On the campaign trail in 2008, Barack Obama promised to work towards ‘the goal of eliminating all nuclear weapons’. While New START did not achieve this goal, it did at least continue the trend started by its predecessors of reducing nuclear weapons from excessively high Cold War levels. The objectives of the treaty were announced by Obama and his Russian counterpart, Dmitry Medvedev, in April 2009, leading to its signing one year later and entry into force in February 2011. The treaty’s main provisions are as follows:
Warheads: each side can have up to 1 550 deployed strategic warheads. Warheads count as deployed if loaded onto a missile that is itself deployed. In addition, one deployed warhead is counted for each deployed strategic bomber, regardless of the actual number it carries.
Delivery vehicles: up to a total 700 deployed intercontinental ballistic missiles/submarine-launched ballistic missiles/strategic bombers. Missiles count as deployed if installed in a launcher that is itself deployed. The number of deployed delivery vehicles is much less than the number of deployed warheads, as some missiles carry multiple warheads. Again, each strategic bomber is counted as one.

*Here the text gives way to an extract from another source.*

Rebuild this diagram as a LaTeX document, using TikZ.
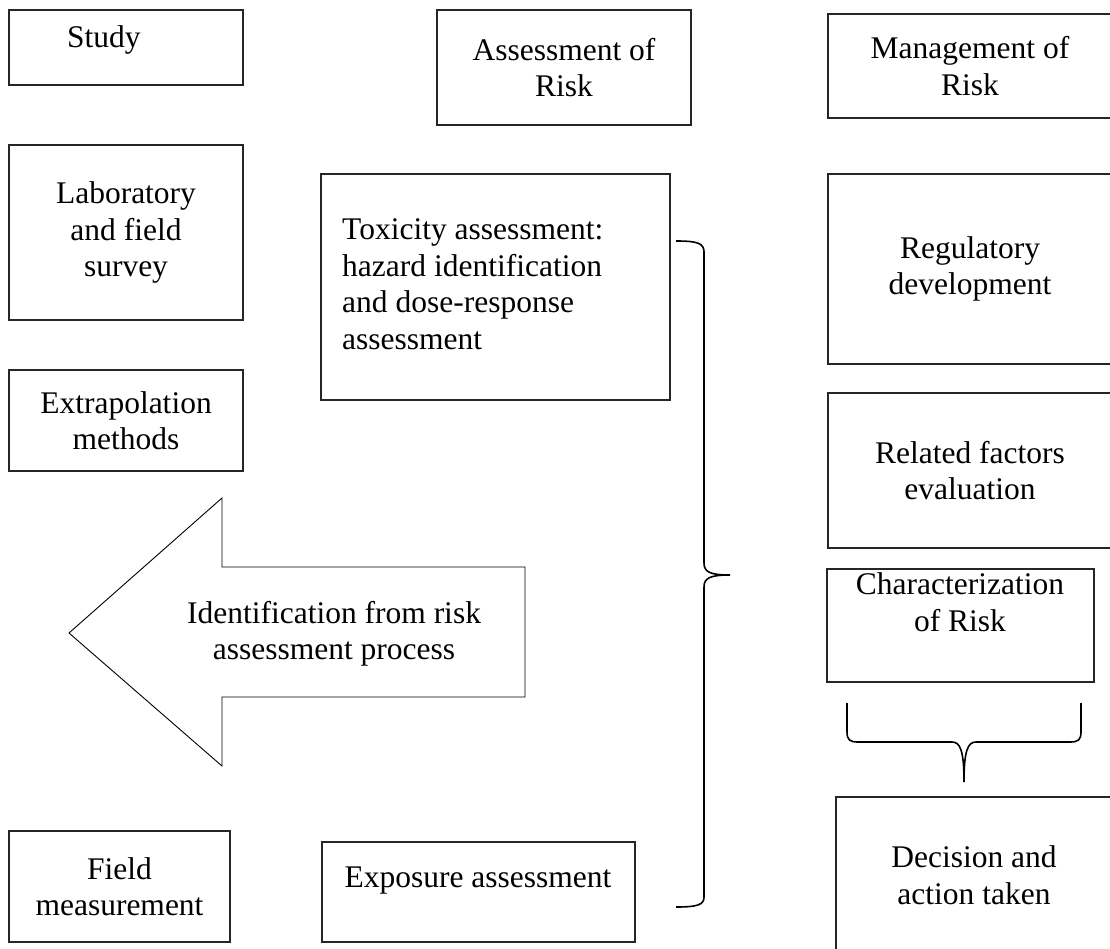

There are no limits on missiles that are not deployed in launchers; however, they may only be stored in restricted locations.
Launchers: up to 800 deployed and non-deployed launchers plus deployed and non-deployed strategic bombers. A deployed launcher is a launcher containing a missile; a non-deployed launcher contains no missile. Missile silos, mobile missile launchers, and submarine launch tubes each count as one launcher. A single submarine can have multiple launch tubes. Once again, each strategic bomber counts as one launcher.
A limited number of launchers used for testing or training purposes, those undergoing maintenance, as well as formerly operational launchers without missiles count as non-deployed. In that case, they still count towards the total of 800 deployed and non-deployed launchers.